ED: In addition to the grille, the spoiler, and the flared rear wheels, what other elements of the body were key to improving the Volt’s electric range?
NT: Aerodynamic drag is a dynamic system so it all matters. We spent a lot of time developing the exterior surface and the underbody to make sure that the vehicle will provide the customer with the 40 miles of electric range. The biggest “aero enabler” is the back of the vehicle and how it manages the flow as it separates off the surface.
ED: How important are the body’s materials to the aerodynamics of the design?
NT: The air doesn’t know what materials are used in a vehicle, so as long as the material doesn’t deform under aerodynamic loading, it has little importance. For parts like the airdam, material selection is important for part longevity. For example, the airdam, being as low as it is, needs to be flexible in case it hits something. But it also needs to retain its designed shape while the vehicle is moving.
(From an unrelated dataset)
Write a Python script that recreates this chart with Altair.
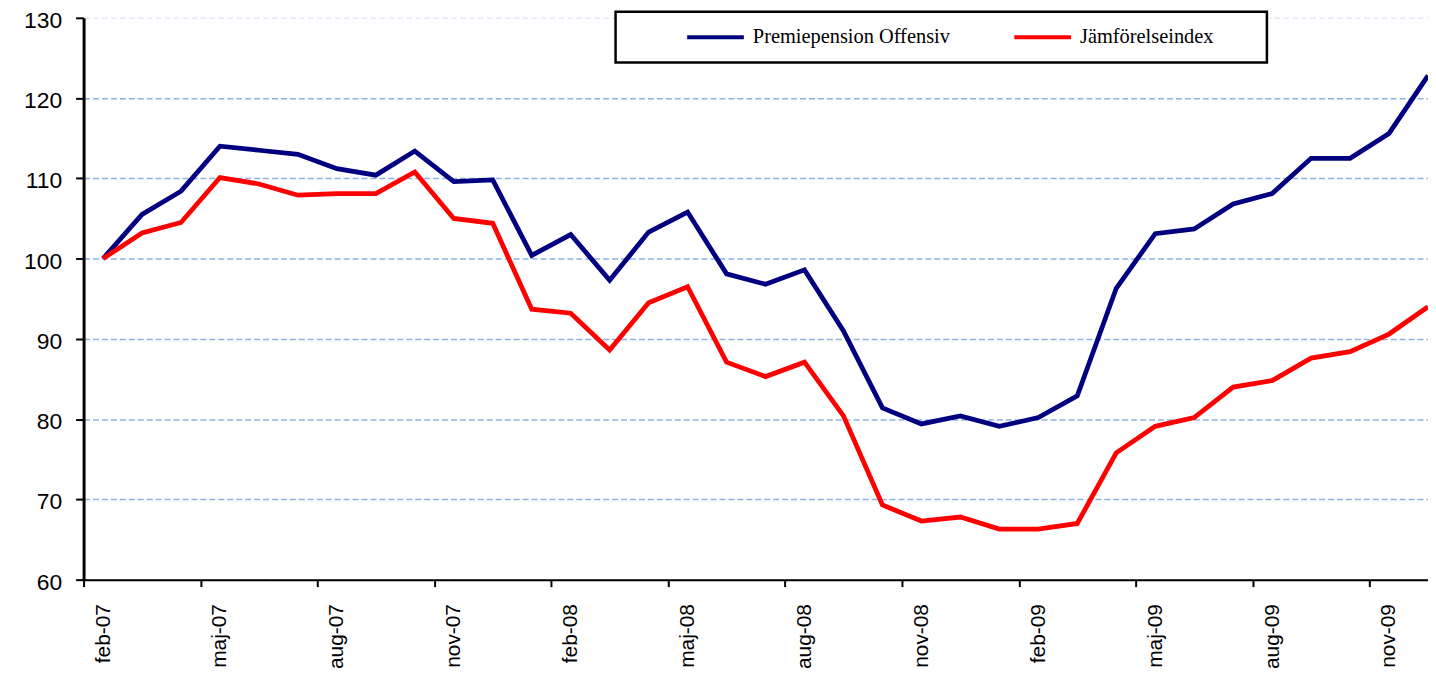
import json
import altair as alt
import pandas as pd

months = ["feb-07", "mar-07", "apr-07", "maj-07", "jun-07", "jul-07", "aug-07", "sep-07",
          "okt-07", "nov-07", "dec-07", "jan-08", "feb-08", "mar-08", "apr-08", "maj-08",
          "jun-08", "jul-08", "aug-08", "sep-08", "okt-08", "nov-08", "dec-08", "jan-09",
          "feb-09", "mar-09", "apr-09", "maj-09", "jun-09", "jul-09", "aug-09", "sep-09",
          "okt-09", "nov-09", "dec-09"]

offensiv = [100, 105.5, 108.4, 114.0, 113.5, 113.0, 111.2, 110.4, 113.4, 109.6, 109.8,
            100.4, 103.0, 97.3, 103.3, 105.8, 98.1, 96.8, 98.6, 91.0, 81.4, 79.4, 80.4,
            79.1, 80.2, 82.9, 96.3, 103.1, 103.7, 106.8, 108.1, 112.5, 112.5, 115.6, 122.8]

jamfor = [100, 103.2, 104.5, 110.1, 109.3, 107.9, 108.1, 108.1, 110.8, 105.0, 104.4,
          93.7, 93.2, 88.6, 94.5, 96.5, 87.1, 85.3, 87.1, 80.4, 69.3, 67.3, 67.8,
          66.3, 66.3, 67.0, 75.8, 79.1, 80.2, 84.0, 84.8, 87.6, 88.4, 90.6, 94.0]

series_names = ["Premiepension Offensiv", "Jämförelseindex"]
series_colors = ["#000080", "#FF0000"]
y_ticks = [60, 70, 80, 90, 100, 110, 120, 130]

rows = []
for s_i, (name, vals) in enumerate(zip(series_names, [offensiv, jamfor])):
    for i, (m, v) in enumerate(zip(months, vals)):
        rows.append({"idx": i, "month": m, "series": name, "value": v, "order": s_i})
df = pd.DataFrame(rows)

PLOT_W = 1352
PLOT_H = 565
x_domain = [-0.5, len(months) - 1]
band_w = PLOT_W / (x_domain[1] - x_domain[0])

tick_vals = [i - 0.5 for i in range(0, len(months), 3)]
label_expr = json.dumps(months) + "[round(datum.value + 0.5)]"

nb = "\u00a0"
SYM_SHIFT = 62

chart = alt.Chart(df).mark_line(strokeWidth=4.8, clip=True).encode(
    x=alt.X(
        "idx:Q",
        scale=alt.Scale(domain=x_domain, nice=False, zero=False),
        axis=alt.Axis(
            values=tick_vals,
            labelExpr=label_expr,
            labelOffset=band_w / 2,
            labelAngle=-90,
            labelFont="Liberation Sans",
            labelFontSize=21,
            labelColor="black",
            labelPadding=17,
            labelFlush=False,
            labelOverlap=False,
            labelBound=False,
            tickSize=7,
            tickWidth=2,
            tickColor="black",
            domainColor="black",
            domainWidth=2,
            grid=False,
            title=None,
        ),
    ),
    y=alt.Y(
        "value:Q",
        scale=alt.Scale(domain=[60, 130], nice=False, zero=False),
        axis=alt.Axis(
            values=y_ticks,
            labelFont="Liberation Sans",
            labelFontSize=23,
            labelColor="black",
            labelPadding=14,
            labelOffset=2.5,
            tickSize=8,
            tickWidth=2,
            tickColor="black",
            domainColor="black",
            domainWidth=3,
            grid=True,
            gridColor="#8DB3E2",
            gridDash=[6, 3],
            gridWidth=1.5,
            gridOpacity={"condition": {"test": "datum.value == 130", "value": 0.25}, "value": 1},
            title=None,
        ),
    ),
    color=alt.Color(
        "series:N",
        scale=alt.Scale(domain=series_names, range=series_colors),
        sort=series_names,
        legend=alt.Legend(
            orient="none",
            legendX=535,
            legendY=-6,
            direction="horizontal",
            title=nb,
            titleOrient="right",
            titleFont="Liberation Serif",
            titleFontSize=20,
            titlePadding=46,
            labelFont="Liberation Serif",
            labelFontSize=20.5,
            labelColor="black",
            labelOffset=7,
            labelLimit=600,
            symbolType="stroke",
            symbolSize=3249,
            symbolStrokeWidth=4,
            symbolOffset=SYM_SHIFT,
            clipHeight=35,
            columnPadding=-1,
            padding=8,
            strokeColor="black",
            fillColor="white",
        ),
    ),
    order=alt.Order("order:Q"),
).properties(
    width=PLOT_W,
    height=PLOT_H,
    autosize=alt.AutoSizeParams(type="none"),
    padding={"left": 76, "top": 8, "right": 0, "bottom": 92},
).configure_view(
    strokeWidth=0
).configure_legend(
    strokeWidth=2.5
)

chart.save("out.html", embed_options={"renderer": "svg", "actions": False})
ED: How closely do you work with the battery team or the other engineering teams in the overall design?
NT: I work with the other engineering teams as needed. For example, I work with the teams that have parts that might affect drag. The battery is covered up and isn’t “seen” by the wind so I didn’t need to interact with the battery team much. However, the battery covers are seen by the wind, so I tested those extensively and provided aero feedback for their design.
ED: How do you respond to some of the public misconceptions about electric and hybrid vehicle performance?
NT: I think of buying hybrids and electric cars like buying organic versus non-organic or fresh veggies versus canned veggies. We all know that non-organic and canned veggies are cheaper, and yet we all buy organic and fresh veggies because they are better for us. and as we consume more organic produce the price comes down. I think hybrid and electric vehicles follow a similar equation.
ED: Is GM taking any of the lessons it has learned in the Volt’s wind tunnel and applying them to the other cars in its fleet?
NT: We at GM share all our aero knowledge from one project to the next. We’re a small group and meet monthly to discuss all things aero-related. All projects go trough regular peer reviews to ensure that lessons learned on one project are passed on to the next.